By combining these five data structures, Spark can prepare data and provide descriptive analysis and searches like other frameworks. At the same time, it also provides predictive analysis, machine learning, and graph processing that enable businesses to make quicker, more informed decisions.
What does HPE offer to maximize Spark performance?
Enterprises pursuing a data-first strategy can use any number of HPE solutions to help unlock the value of their data in on-premises, multi-cloud, or edge deployments. Leading the digital transformation, HPE offers breakthrough services that integrate Spark into notebooks to accelerate machine learning and AI workloads, decreasing time to insights that add value to the business.
For example, HPE Ezmeral is an elastic platform that scales Apache Spark workloads with a multi-tenant control plane, GPU acceleration, full isolation and control, and prebuilt data analytics tools.

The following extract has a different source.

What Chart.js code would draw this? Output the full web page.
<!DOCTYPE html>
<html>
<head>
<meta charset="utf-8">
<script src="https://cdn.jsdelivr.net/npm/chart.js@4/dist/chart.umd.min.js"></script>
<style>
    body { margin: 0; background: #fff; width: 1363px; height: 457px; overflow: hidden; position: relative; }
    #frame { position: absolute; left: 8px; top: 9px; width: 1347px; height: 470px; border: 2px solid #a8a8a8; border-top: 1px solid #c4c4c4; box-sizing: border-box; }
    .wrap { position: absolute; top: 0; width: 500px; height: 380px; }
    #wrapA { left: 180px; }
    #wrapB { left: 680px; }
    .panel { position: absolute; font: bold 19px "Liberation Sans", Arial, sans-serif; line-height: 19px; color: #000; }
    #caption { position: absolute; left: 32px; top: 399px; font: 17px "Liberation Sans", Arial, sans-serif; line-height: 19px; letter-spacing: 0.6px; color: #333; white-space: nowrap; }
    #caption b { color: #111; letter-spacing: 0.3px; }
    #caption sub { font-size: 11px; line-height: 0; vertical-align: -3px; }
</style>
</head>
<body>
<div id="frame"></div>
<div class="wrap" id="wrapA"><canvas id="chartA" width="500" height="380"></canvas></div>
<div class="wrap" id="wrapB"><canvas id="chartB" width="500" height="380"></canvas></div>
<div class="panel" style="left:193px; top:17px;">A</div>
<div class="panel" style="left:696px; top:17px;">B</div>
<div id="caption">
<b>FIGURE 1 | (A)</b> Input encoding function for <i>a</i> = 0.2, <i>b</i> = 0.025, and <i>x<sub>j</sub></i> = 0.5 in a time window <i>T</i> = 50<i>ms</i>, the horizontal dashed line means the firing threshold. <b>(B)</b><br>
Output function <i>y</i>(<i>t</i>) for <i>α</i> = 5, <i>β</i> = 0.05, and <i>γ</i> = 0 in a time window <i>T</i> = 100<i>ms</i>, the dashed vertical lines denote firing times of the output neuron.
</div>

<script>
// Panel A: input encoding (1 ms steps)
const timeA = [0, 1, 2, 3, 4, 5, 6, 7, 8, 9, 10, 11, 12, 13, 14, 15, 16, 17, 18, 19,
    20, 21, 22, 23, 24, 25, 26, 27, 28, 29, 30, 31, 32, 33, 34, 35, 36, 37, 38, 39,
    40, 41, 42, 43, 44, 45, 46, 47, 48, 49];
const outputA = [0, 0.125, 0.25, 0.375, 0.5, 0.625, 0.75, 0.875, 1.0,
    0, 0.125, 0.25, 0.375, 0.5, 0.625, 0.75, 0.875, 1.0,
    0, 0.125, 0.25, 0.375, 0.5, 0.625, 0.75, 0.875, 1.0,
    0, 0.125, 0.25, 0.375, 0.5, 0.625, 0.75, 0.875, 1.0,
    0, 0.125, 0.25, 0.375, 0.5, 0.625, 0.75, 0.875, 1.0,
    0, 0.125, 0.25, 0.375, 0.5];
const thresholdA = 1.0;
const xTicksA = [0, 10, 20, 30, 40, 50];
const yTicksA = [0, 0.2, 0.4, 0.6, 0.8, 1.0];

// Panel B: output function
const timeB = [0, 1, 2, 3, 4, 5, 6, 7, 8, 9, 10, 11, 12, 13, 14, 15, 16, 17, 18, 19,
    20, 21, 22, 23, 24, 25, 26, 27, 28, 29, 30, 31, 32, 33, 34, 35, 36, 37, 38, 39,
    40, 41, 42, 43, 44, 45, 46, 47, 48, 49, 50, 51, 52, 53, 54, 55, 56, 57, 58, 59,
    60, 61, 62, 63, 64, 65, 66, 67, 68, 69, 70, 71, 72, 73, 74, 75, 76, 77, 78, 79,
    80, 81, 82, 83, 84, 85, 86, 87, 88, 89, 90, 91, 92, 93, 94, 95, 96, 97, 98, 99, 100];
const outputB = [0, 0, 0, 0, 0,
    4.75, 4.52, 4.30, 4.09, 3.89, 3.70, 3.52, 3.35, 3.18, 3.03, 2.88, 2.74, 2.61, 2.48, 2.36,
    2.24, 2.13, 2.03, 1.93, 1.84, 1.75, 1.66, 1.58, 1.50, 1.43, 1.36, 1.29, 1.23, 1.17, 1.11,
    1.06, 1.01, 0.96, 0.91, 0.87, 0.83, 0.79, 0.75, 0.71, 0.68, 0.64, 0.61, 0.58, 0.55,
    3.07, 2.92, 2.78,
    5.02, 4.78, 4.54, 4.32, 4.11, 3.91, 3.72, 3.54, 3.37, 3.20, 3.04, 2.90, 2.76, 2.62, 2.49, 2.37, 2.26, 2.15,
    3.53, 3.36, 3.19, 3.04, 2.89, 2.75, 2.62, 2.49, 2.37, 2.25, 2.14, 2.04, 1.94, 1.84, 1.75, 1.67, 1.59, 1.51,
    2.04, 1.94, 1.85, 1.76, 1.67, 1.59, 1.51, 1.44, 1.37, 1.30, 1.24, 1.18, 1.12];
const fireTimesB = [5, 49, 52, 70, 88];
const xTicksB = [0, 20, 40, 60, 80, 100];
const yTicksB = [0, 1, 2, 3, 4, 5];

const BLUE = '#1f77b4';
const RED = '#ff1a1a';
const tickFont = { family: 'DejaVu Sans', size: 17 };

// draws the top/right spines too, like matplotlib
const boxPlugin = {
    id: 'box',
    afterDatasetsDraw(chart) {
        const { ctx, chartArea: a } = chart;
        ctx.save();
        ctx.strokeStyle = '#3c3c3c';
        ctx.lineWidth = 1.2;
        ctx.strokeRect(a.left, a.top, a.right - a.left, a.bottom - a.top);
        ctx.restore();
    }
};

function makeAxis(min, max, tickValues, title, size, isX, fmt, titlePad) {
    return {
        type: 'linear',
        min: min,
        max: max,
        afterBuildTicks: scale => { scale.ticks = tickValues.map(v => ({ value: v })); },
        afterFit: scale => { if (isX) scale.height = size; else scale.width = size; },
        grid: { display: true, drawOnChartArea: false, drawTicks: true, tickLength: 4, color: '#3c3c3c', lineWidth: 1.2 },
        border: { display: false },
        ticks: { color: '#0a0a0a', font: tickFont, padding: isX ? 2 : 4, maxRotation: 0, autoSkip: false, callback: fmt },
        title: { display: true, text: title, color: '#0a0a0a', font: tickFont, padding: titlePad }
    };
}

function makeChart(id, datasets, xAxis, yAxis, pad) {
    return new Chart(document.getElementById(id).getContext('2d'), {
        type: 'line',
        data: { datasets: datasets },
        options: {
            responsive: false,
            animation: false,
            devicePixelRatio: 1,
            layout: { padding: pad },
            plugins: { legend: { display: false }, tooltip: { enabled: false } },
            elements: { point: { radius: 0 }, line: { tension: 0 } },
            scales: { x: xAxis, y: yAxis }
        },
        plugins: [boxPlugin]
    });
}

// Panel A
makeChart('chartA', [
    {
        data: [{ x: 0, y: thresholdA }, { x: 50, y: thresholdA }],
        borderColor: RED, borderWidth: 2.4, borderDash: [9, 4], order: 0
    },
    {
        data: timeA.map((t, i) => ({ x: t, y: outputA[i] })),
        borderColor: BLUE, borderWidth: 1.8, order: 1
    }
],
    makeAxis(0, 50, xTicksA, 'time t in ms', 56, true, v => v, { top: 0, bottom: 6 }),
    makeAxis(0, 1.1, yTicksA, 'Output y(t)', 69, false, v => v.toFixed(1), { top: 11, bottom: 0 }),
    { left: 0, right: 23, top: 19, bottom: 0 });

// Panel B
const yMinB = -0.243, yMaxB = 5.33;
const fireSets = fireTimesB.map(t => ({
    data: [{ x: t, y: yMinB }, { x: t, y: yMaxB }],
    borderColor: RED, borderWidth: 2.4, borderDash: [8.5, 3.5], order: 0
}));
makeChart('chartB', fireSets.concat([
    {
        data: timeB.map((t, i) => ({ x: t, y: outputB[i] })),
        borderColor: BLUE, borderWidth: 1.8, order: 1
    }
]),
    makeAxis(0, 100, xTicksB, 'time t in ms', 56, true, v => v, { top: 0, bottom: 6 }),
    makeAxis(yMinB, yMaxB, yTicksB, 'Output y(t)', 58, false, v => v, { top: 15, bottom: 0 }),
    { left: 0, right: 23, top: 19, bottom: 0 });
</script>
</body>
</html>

HPE Ezmeral is the first data lakehouse that brings cloud-native capabilities to on-premises analytics, machine learning, and AI. Recent tests show that HPE Ezmeral, NVIDIA RAPIDS, and Tensor Core A100 GPUs accelerate Spark AI and ETL workloads by 29x. [i]
In addition, HPE recently introduced HPE Ezmeral Unified Analytics, which is an industry-first cloud data lakehouse platform that integrates Spark as part of its opinionated stack along with other best-in-class open-source tools. HPE Ezmeral Unified Analytics is also available on HPE GreenLake.
 HPE standardized our testing models based on Big-Data benchmarks leveraging Kubernetes Pods managed by HPE Ezmeral, NVIDIA A100 40GB GPUs, and HPE ProLiant DL385 Gen10 Plus v2.